Navigating Secondary Sanctions Risk: The Heightened Need to Mitigate Indirect Exposure
Managing secondary sanctions risk and detecting sanctions circumvention starts with understanding your customers, counterparties, and their networks.
Non-U.S. financial institutions face heightened secondary sanctions risk due to the U.S. Executive Order (EO) 14114, which allows the United States to impose sanctions on banks that are deemed to be facilitating the evasion of Russian sanctions and support Russia's military-industrial base. The EO has generated much conversation and concern about how this will impact financial institutions – and how they can manage sanctions risk.
Secondary risks on the horizon
The new EO exposes non-U.S. financial Institutions to indirect sanctions risks based on the facilitation of transactions with unsanctioned parties. This includes providing services to non-Russian customers engaging in transactions related to Russia’s military-industrial base. The complexities of the EO are exacerbated by the broad nature of “dual-use goods” and associated industries that may be determined to be used for Russian military application.
Financial institutions are now carefully evaluating whether their existing compliance programs capture the recommendations. Fortunately, there is technology available today to help protect banks against unnecessary risk.
Adopting a risk-led approach
Mitigating sanctions risk starts with truly understanding your customers and their networks, including associated counterparties, relationships, and supply chain activities. This is made possible by connecting internal and external data into a single, strong data foundation that provides a holistic view of direct and indirect risk. Using this contextual 360-degree view of customers, as well as non-customer counterparties, banks can then build a full network of relationships from different perspectives, removing noise and revealing patterns.

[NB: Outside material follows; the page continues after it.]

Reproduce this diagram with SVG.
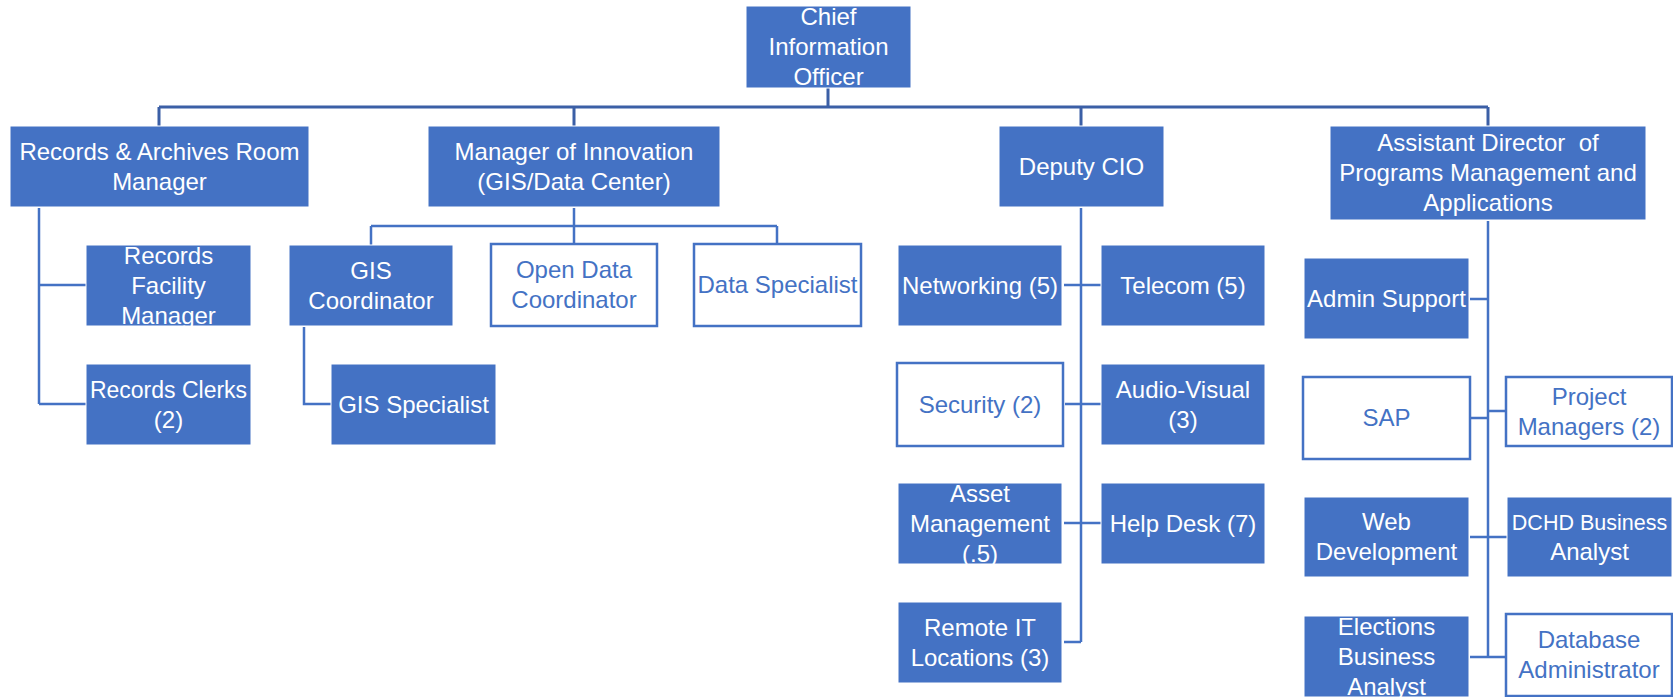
<svg xmlns="http://www.w3.org/2000/svg" width="1673" height="697" viewBox="0 0 1673 697">
<style>
.f{fill:#4472C4;stroke:#ffffff;stroke-width:1}
.w{fill:#ffffff;stroke:#4472C4;stroke-width:2.5}
text{font-family:"Liberation Sans",Arial,sans-serif;font-size:24px;text-anchor:middle}
.tf{fill:#ffffff}
.tw{fill:#4472C4}
.c1{fill:none;stroke:#3B5FA6;stroke-width:3}
.c2{fill:none;stroke:#4472C4;stroke-width:2.5}
</style>
<rect width="1673" height="697" fill="#ffffff"/>
<g id="connectors">
<path class="c1" d="M828 88V107M159 107H1488M159 107V126M574 107V126M1081 107V126M1488 107V126"/>
<path class="c2" d="M39 208V404M39 285H86M39 404H86"/>
<path class="c2" d="M574 208V226M371 226H777M371 226V245M574 226V243M777 226V243"/>
<path class="c2" d="M304 327V404H331"/>
<path class="c2" d="M1081 208V642M1064 285H1101M1065 404H1101M1064 523H1101M1064 642H1081"/>
<path class="c2" d="M1488 221V657M1470 299H1488M1471 418H1488M1488 411H1506M1470 537H1507M1470 657H1506"/>
</g>
<g id="cio"><rect class="f" x="746" y="6" width="165" height="82"/><text class="tf"><tspan x="828.5" y="25">Chief</tspan><tspan x="828.5" y="55">Information</tspan><tspan x="828.5" y="85">Officer</tspan></text></g>
<g id="records-mgr"><rect class="f" x="10" y="126" width="299" height="81"/><text class="tf"><tspan x="159.5" y="159.5">Records &amp; Archives Room</tspan><tspan x="159.5" y="189.5">Manager</tspan></text></g>
<g id="innovation-mgr"><rect class="f" x="428" y="126" width="292" height="81"/><text class="tf"><tspan x="574" y="159.5">Manager of Innovation</tspan><tspan x="574" y="189.5">(GIS/Data Center)</tspan></text></g>
<g id="deputy-cio"><rect class="f" x="999" y="126" width="165" height="81"/><text class="tf" x="1081.5" y="174.5">Deputy CIO</text></g>
<g id="asst-director"><rect class="f" x="1330" y="126" width="316" height="94"/><text class="tf" xml:space="preserve"><tspan x="1488" y="151">Assistant Director  of</tspan><tspan x="1488" y="181">Programs Management and</tspan><tspan x="1488" y="211">Applications</tspan></text></g>
<g id="records-facility"><rect class="f" x="86" y="245" width="165" height="81"/><text class="tf"><tspan x="168.5" y="263.5">Records</tspan><tspan x="168.5" y="293.5">Facility</tspan><tspan x="168.5" y="323.5">Manager</tspan></text></g>
<g id="records-clerks"><rect class="f" x="86" y="364" width="165" height="81"/><text class="tf"><tspan x="168.5" y="397.5" style="font-size:23px">Records Clerks</tspan><tspan x="168.5" y="427.5">(2)</tspan></text></g>
<g id="gis-coordinator"><rect class="f" x="289" y="245" width="164" height="81"/><text class="tf"><tspan x="371" y="278.5">GIS</tspan><tspan x="371" y="308.5">Coordinator</tspan></text></g>
<g id="gis-specialist"><rect class="f" x="331" y="364" width="165" height="81"/><text class="tf" x="413.5" y="412.5">GIS Specialist</text></g>
<g id="open-data"><rect class="w" x="491" y="244" width="166" height="82"/><text class="tw"><tspan x="574" y="278">Open Data</tspan><tspan x="574" y="308">Coordinator</tspan></text></g>
<g id="data-specialist"><rect class="w" x="694" y="244" width="167" height="82"/><text class="tw" x="777.5" y="293">Data Specialist</text></g>
<g id="networking"><rect class="f" x="898" y="245" width="164" height="81"/><text class="tf" x="980" y="293.5">Networking (5)</text></g>
<g id="telecom"><rect class="f" x="1101" y="245" width="164" height="81"/><text class="tf" x="1183" y="293.5">Telecom (5)</text></g>
<g id="security"><rect class="w" x="897" y="363" width="166" height="83"/><text class="tw" x="980" y="412.5">Security (2)</text></g>
<g id="audio-visual"><rect class="f" x="1101" y="364" width="164" height="81"/><text class="tf"><tspan x="1183" y="397.5">Audio-Visual</tspan><tspan x="1183" y="427.5">(3)</tspan></text></g>
<g id="asset-mgmt"><rect class="f" x="898" y="483" width="164" height="81"/><text class="tf"><tspan x="980" y="501.5">Asset</tspan><tspan x="980" y="531.5">Management</tspan><tspan x="980" y="561.5">(.5)</tspan></text></g>
<g id="help-desk"><rect class="f" x="1101" y="483" width="164" height="81"/><text class="tf" x="1183" y="531.5">Help Desk (7)</text></g>
<g id="remote-it"><rect class="f" x="898" y="602" width="164" height="81"/><text class="tf"><tspan x="980" y="635.5">Remote IT</tspan><tspan x="980" y="665.5">Locations (3)</tspan></text></g>
<g id="admin-support"><rect class="f" x="1304" y="258" width="165" height="81"/><text class="tf" x="1386.5" y="306.5">Admin Support</text></g>
<g id="sap"><rect class="w" x="1303" y="377" width="167" height="82"/><text class="tw" x="1386.5" y="426">SAP</text></g>
<g id="project-managers"><rect class="w" x="1506" y="377" width="166" height="69"/><text class="tw"><tspan x="1589" y="404.5">Project</tspan><tspan x="1589" y="434.5">Managers (2)</tspan></text></g>
<g id="web-dev"><rect class="f" x="1304" y="497" width="165" height="80"/><text class="tf"><tspan x="1386.5" y="530">Web</tspan><tspan x="1386.5" y="560">Development</tspan></text></g>
<g id="dchd-analyst"><rect class="f" x="1507" y="497" width="165" height="80"/><text class="tf"><tspan x="1589.5" y="530" style="font-size:21.5px">DCHD Business</tspan><tspan x="1589.5" y="560">Analyst</tspan></text></g>
<g id="elections-analyst"><rect class="f" x="1304" y="616" width="165" height="81"/><text class="tf"><tspan x="1386.5" y="634.5">Elections</tspan><tspan x="1386.5" y="664.5">Business</tspan><tspan x="1386.5" y="694.5">Analyst</tspan></text></g>
<g id="db-admin"><rect class="w" x="1506" y="614" width="166" height="82"/><text class="tw"><tspan x="1589" y="648">Database</tspan><tspan x="1589" y="678">Administrator</tspan></text></g>
</svg>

This enables banks to understand their direct and indirect network exposure to secondary sanctions risk. The secondary risks could include counterparties with these characteristics:
connections to sanctioned parties
showing signs of a shell or front company
operating in high-risk industries and trading routes
dealing in high-risk goods
This approach is strengthened by applying analytics and scoring to monitor and detect potential circumvention of sanctions and export control restrictions. The process can include examining the use of transshipment jurisdictions, intermediaries, and agents within transaction flows.
Using technology to mitigate sanctions risk
Once financial organizations have a holistic view of their customers and non-customers connections and behaviors, it’s possible to more effectively detect, monitor, and investigate entities and networks that pose sanctions and export control risks. The data foundation becomes a trusted, renewable, and reusable resource, with benefits across the bank.
Adding such capabilities requires changes in the way banks approach sanctions risk mitigation. For example, analysts and investigators must change how they think and talk about sanctions and export control risks.
The old way was to pose a query such as, “Is this transaction in breach of sanctions regulations?” The new way is to look at the broader network and ask, “Who is sending and receiving this transaction? Do they pose a direct or indirect risk? Do we understand the full nature of the purpose of the transaction, including the ultimate beneficiaries and associated risk? Are they connected to a risky network? Do the supply chains pose risk?”
Equipped with the right technology, banks can leverage data and apply analytics and scoring to better monitor and detect customer behavior that poses sanctions risk. Over time, analysts can see and understand how customer activity has shifted pre- or post-imposition of sanctions, and which customers are dealing in potentially risky trading activity.
Uncovering hidden insights
The value of contextual views is that they allow the detection, monitoring, and investigation of risks that otherwise would not have been found – or even been sought – by analysts.
By proactively addressing real risk, teams can respond more quickly and mitigate exposure, since they’re no longer stuck in a cycle of reactive activity. Teams can also augment decision-making with the context and insight needed to visualize risk and make informed decisions.